Всё помнят города - страница 25
– Конезаводский, – ответила та. – Алёна говорила, что Судный дальше, за сельским кладбищем.
Их машина поравнялась с наездницей на гнедой кобылице. Лошадь брыкнулась и перешла на шаг.
– Ну, что ты, Марта! Чего испугалась-то? – спросила у неё девочка, лет пятнадцати, огладив по холке обеспокоенную кобылу.
Вдоль дороги пронёсся ветер, растревожив у обочин сухие листья травы. Марта остановилась и её наездница огляделась по сторонам. Вслед за ветром, из леса выпорхнула сорока. Громко вереща, она пролетела над полем, описывая волнистую линию на лету.
– Новый дом ищет, – вздохнула девочка, и развернула лошадь. – Поедем и мы домой.
Признаться, я понятия не имел, кто она такая, но глазами моей пернатой разведчицы, хорошо её рассмотрел. Длинные кучерявые волосы, такие, что не расчешешь, цвета корицы, были собраны у неё под шлемом в пышный и лёгкий хвост. Каре-зелёные глаза, в обрамлении золотистых густых ресниц, широкие тёмные брови и множество веснушек на загорелом лице той девочки почему-то запомнились мне. В Конезаводском многие ребята ездят на лошадях. Там есть детско-юношеский клуб верховой езды, должно быть, она оттуда.
– Горький, – ментально позвал я столицу нашего региона. – У нас очень плохая новость.
– Я уже в курсе, – ответил он. – В утреннем выпуске новостей о ней скажут, но моя съёмочная группа ещё в пути. Соболезную, Судный.
– Прости, ты не мог бы, ответить мне на один вопрос, – решился спросить я его, пользуясь случаем. – Скажи, бывает ли, что души городов или сёл обретают спасение, как души людей?
– Я слышал о таком случае, – признался тот. – Во времена Орды, в нашей области стоял град Сиян, между речкой Люндой и озером Светлояром. Вот он, говорят, обрёл чудесное спасение и от врагов, и от всего нашего грешного мира.
– Как это? – удивился я.
– Предания гласят, будто он растворился в воздухе на глазах у целого войска, – пояснил Горький. – Говорят, что поныне, слышится над озёрной водой колокольный звон сиянских церквей и соборов. Разве Володик тебе не рассказывал?

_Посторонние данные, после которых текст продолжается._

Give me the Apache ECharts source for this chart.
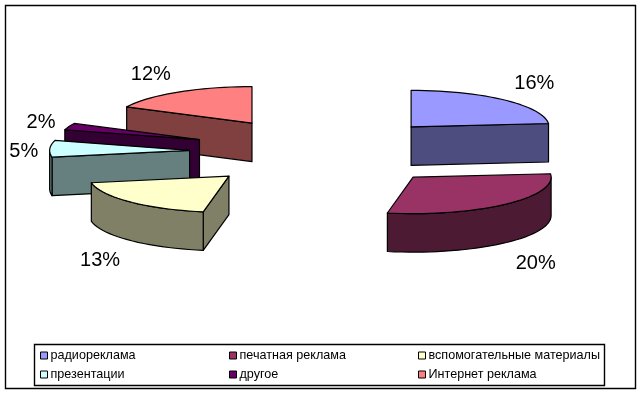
<!DOCTYPE html>
<html><head><meta charset="utf-8">
<style>html,body{margin:0;padding:0;background:#fff}#c{width:643px;height:396px}</style>
<script src="https://cdn.jsdelivr.net/npm/echarts@6/dist/echarts.min.js"></script>
</head><body><div id="c"></div>
<script>
const categories = ['радиореклама','печатная реклама','вспомогательные материалы','презентации','другое','Интернет реклама'];
const values = [16,20,13,5,2,12];
const topColors = ['#9999FF','#993366','#FFFFCC','#CCFFFF','#660066','#FF8080'];
const sideColors = ['#4D4D80','#4D1A33','#808066','#668080','#330033','#804040'];
const paintOrder = [5,4,3,2,0,1];
// layout of the projected pie
const cx=323.5, cy=152, rxRight=138, rxLeft=140, ry=36.5, depth=38.5, explodeX=133, explodeY=34;
const nudgeX=[-2,0,-0.5,-1,0,-1.5];
const labelRadiusX=[313,315,316,300,303,328], labelRadiusY=[95,149,151,40,87,93], labelDrop=1.8;
const font='"Liberation Sans", Arial, sans-serif';
const total=values.reduce((a,b)=>a+b,0);
const rad=d=>d*Math.PI/180;

function slice(i){
  return function(params,api){
    const v=api.value(0);
    let before=0; for(let k=0;k<i;k++) before+=values[k];
    const a0=before/total*360, a1=(before+v)/total*360, mid=(a0+a1)/2;
    const ax=cx+explodeX*Math.sin(rad(mid))+nudgeX[i], ay=cy-explodeY*Math.cos(rad(mid));
    const rim=(a,d)=>{const s=Math.sin(rad(a));return [ax+(s<0?rxLeft:rxRight)*s, ay-ry*Math.cos(rad(a))+d];};
    const arc=(s,e,d)=>{const n=Math.max(2,Math.ceil((e-s)/3)),p=[];
      for(let t=0;t<=n;t++)p.push(rim(s+(e-s)*t/n,d));return p;};
    const style=(fill)=>({fill,stroke:'#000',lineWidth:1.2,lineJoin:'round'});
    const side=sideColors[i], top=topColors[i], kids=[];
    const poly=(points,fill)=>kids.push({type:'polygon',shape:{points},style:style(fill)});
    const wall=a=>{const r=rim(a,0);poly([[ax,ay],r,[r[0],r[1]+depth],[ax,ay+depth]],side);};
    if(Math.sin(rad(a0))<-1e-6) wall(a0);
    if(Math.sin(rad(a1))>1e-6) wall(a1);
    const s=Math.max(a0,90), e=Math.min(a1,270);
    if(e>s) poly(arc(s,e,0).concat(arc(s,e,depth).reverse()),side);
    poly([[ax,ay]].concat(arc(a0,a1,0)),top);
    kids.push({type:'text',style:{
      text:v+'%',
      x:cx+labelRadiusX[i]*Math.sin(rad(mid)),
      y:cy-labelRadiusY[i]*Math.cos(rad(mid))+labelDrop,
      align:'center',verticalAlign:'middle',
      font:'20px '+font,fill:'#000'}});
    return {type:'group',children:kids};
  };
}
const series=categories.map((name,i)=>({
  type:'custom',name,coordinateSystem:'none',
  z:2+paintOrder.indexOf(i),
  data:[[values[i]]],
  itemStyle:{color:topColors[i]},
  renderItem:slice(i),silent:true
}));
const legendAt=(left,names)=>({
  orient:'vertical',left,top:349,padding:0,itemGap:6,itemWidth:7,itemHeight:7,
  icon:'rect',selectedMode:false,data:names,
  itemStyle:{borderColor:'#000',borderWidth:1},
  textStyle:{fontFamily:font,fontSize:12.6,color:'#000',padding:[0,0,0,-2],height:13,lineHeight:13}
});
const chart=echarts.init(document.getElementById('c'),null,{renderer:'canvas'});
chart.setOption({
  animation:false,
  backgroundColor:'#fff',
  graphic:[
    {type:'rect',shape:{x:5.5,y:5.5,width:630,height:383},style:{fill:'none',stroke:'#000',lineWidth:1.4},z:0},
    {type:'rect',shape:{x:34.5,y:344.5,width:570,height:41},style:{fill:'#fff',stroke:'#000',lineWidth:1.4},z:1}
  ],
  legend:[
    legendAt(40,[categories[0],categories[3]]),
    legendAt(229,[categories[1],categories[4]]),
    legendAt(418,[categories[2],categories[5]])
  ],
  series
});
</script></body></html>
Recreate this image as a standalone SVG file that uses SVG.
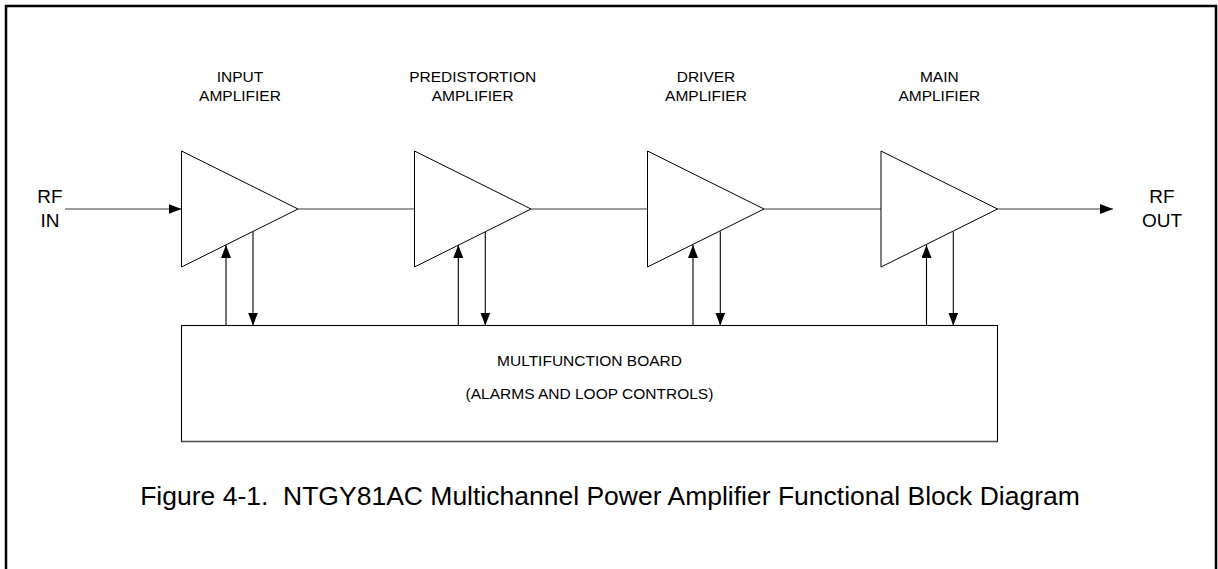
<svg xmlns="http://www.w3.org/2000/svg" width="1218" height="569" viewBox="0 0 1218 569">
  <defs>
    <style>
      .lbl { font-family: "Liberation Sans", Arial, sans-serif; font-size: 15.5px; fill: #000; text-anchor: middle; }
      .io { font-family: "Liberation Sans", Arial, sans-serif; font-size: 19px; fill: #000; text-anchor: middle; }
      .cap { font-family: "Liberation Sans", Arial, sans-serif; font-size: 26.5px; fill: #000; text-anchor: middle; }
      .amp { fill: #fff; stroke: #000; stroke-width: 1; }
      .wire { stroke: #3a3a3a; stroke-width: 1.2; fill: none; }
      .ctl { stroke: #000; stroke-width: 1.1; fill: none; }
    </style>
    <marker id="ah" markerUnits="userSpaceOnUse" markerWidth="14" markerHeight="10" refX="13" refY="5" orient="auto">
      <path d="M0,0 L13,5 L0,10 z" fill="#000"/>
    </marker>
  </defs>
  <rect width="1218" height="569" fill="#fff"/>
  <path d="M6,575 L6,6 L1216,6 L1216,575" fill="none" stroke="#000" stroke-width="2.5"/>

  <g id="connectors">
    <line class="wire" x1="65" y1="209" x2="181.5" y2="209" marker-end="url(#ah)"/>
    <line class="wire" x1="298" y1="209" x2="414.5" y2="209"/>
    <line class="wire" x1="531" y1="209" x2="647.5" y2="209"/>
    <line class="wire" x1="764" y1="209" x2="881" y2="209"/>
    <line class="wire" x1="997.5" y1="209" x2="1113" y2="209" marker-end="url(#ah)"/>
    <line class="ctl" x1="226" y1="325.5" x2="226" y2="245" marker-end="url(#ah)"/>
    <line class="ctl" x1="253" y1="231.5" x2="253" y2="325.5" marker-end="url(#ah)"/>
    <line class="ctl" x1="458.3" y1="325.5" x2="458.3" y2="245" marker-end="url(#ah)"/>
    <line class="ctl" x1="485.3" y1="231.5" x2="485.3" y2="325.5" marker-end="url(#ah)"/>
    <line class="ctl" x1="693" y1="325.5" x2="693" y2="245" marker-end="url(#ah)"/>
    <line class="ctl" x1="720.3" y1="231.5" x2="720.3" y2="325.5" marker-end="url(#ah)"/>
    <line class="ctl" x1="926.5" y1="325.5" x2="926.5" y2="245" marker-end="url(#ah)"/>
    <line class="ctl" x1="953.3" y1="231.5" x2="953.3" y2="325.5" marker-end="url(#ah)"/>
  </g>

  <g id="rf-in">
    <text class="io" x="50" y="203">RF</text>
    <text class="io" x="50" y="227">IN</text>
  </g>
  <g id="rf-out">
    <text class="io" x="1162" y="203">RF</text>
    <text class="io" x="1162" y="227">OUT</text>
  </g>

  <g id="input-amplifier">
    <polygon class="amp" points="181.5,151 181.5,267 298,209"/>
    <text class="lbl" x="240" y="81.5">INPUT</text>
    <text class="lbl" x="240" y="100.5">AMPLIFIER</text>
  </g>
  <g id="predistortion-amplifier">
    <polygon class="amp" points="414.5,151 414.5,267 531,209"/>
    <text class="lbl" x="472.7" y="81.5">PREDISTORTION</text>
    <text class="lbl" x="472.7" y="100.5">AMPLIFIER</text>
  </g>
  <g id="driver-amplifier">
    <polygon class="amp" points="647.5,151 647.5,267 764,209"/>
    <text class="lbl" x="706" y="81.5">DRIVER</text>
    <text class="lbl" x="706" y="100.5">AMPLIFIER</text>
  </g>
  <g id="main-amplifier">
    <polygon class="amp" points="881,151 881,267 997.5,209"/>
    <text class="lbl" x="939.3" y="81.5">MAIN</text>
    <text class="lbl" x="939.3" y="100.5">AMPLIFIER</text>
  </g>

  <g id="multifunction-board">
    <rect x="181.5" y="325.5" width="816" height="116" fill="#fff" stroke="#000" stroke-width="1.1"/>
    <line x1="181.5" y1="441.5" x2="997.5" y2="441.5" stroke="#555" stroke-width="1.6"/>
    <text class="lbl" x="589.5" y="365.5">MULTIFUNCTION BOARD</text>
    <text class="lbl" x="589.5" y="399">(ALARMS AND LOOP CONTROLS)</text>
  </g>

  <g id="caption">
    <text class="cap" x="610" y="505">Figure 4-1.&#160; NTGY81AC Multichannel Power Amplifier Functional Block Diagram</text>
  </g>
</svg>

– Нет, – вспомнил я. – Говорил только про водяного и про звезду, а про исчезнувший город – ни разу.
– Странно, – отметил он. – Я думал, к нему со всей России приезжают только за тем, чтобы на Сиян в озере посмотреть. Вот только не всем он показывается. И нашему брату, ни разу не отозвался.
– Наверное, и мне не ответит, – опечалился я.
– Как знать. А попробуй, послать на Светлояр кого-нибудь в сане, – предложил Горький. – Если Сиян с мирянами не в ладах, может, к священнику выйдет?
– Да как же он выйдет? – не понял я.
– Поверь, братишка, – вздохнул Горький. – Город, чей дух веками кормился верой в него миллионов, способен на многое! Ему хватит силы принять любой облик, и даже предстать во плоти. Разве ты не встречал подобных примеров?
– Встречал, конечно, – припомнил я. – Но то ведь были погибшие города!
– Я не уверен, что Сиян жив, – признался Горький. – Возможно, он рухнул в карст, а легенда о нём – просто вымысел. Но если в неё верят люди…
– Спасибо, я понял тебя! – воспрял я, уже загоревшись энтузиазмом. – Попробую!
– Удачи, брат, – попрощался со мной наш староста региона. – Мир праху твоих добрых соседей.
К девяти часам утра о случившемся в Окольках уже знала вся Нижегородская область и вся Россия. Один Нил Иванович пребывал в счастливом неведении, сидя на посту в своей милицейской будке. Кинди Кут Шари был с ним и его, похоже не меньше, чем меня, заботил вечный вопрос о спасении души после смерти тела.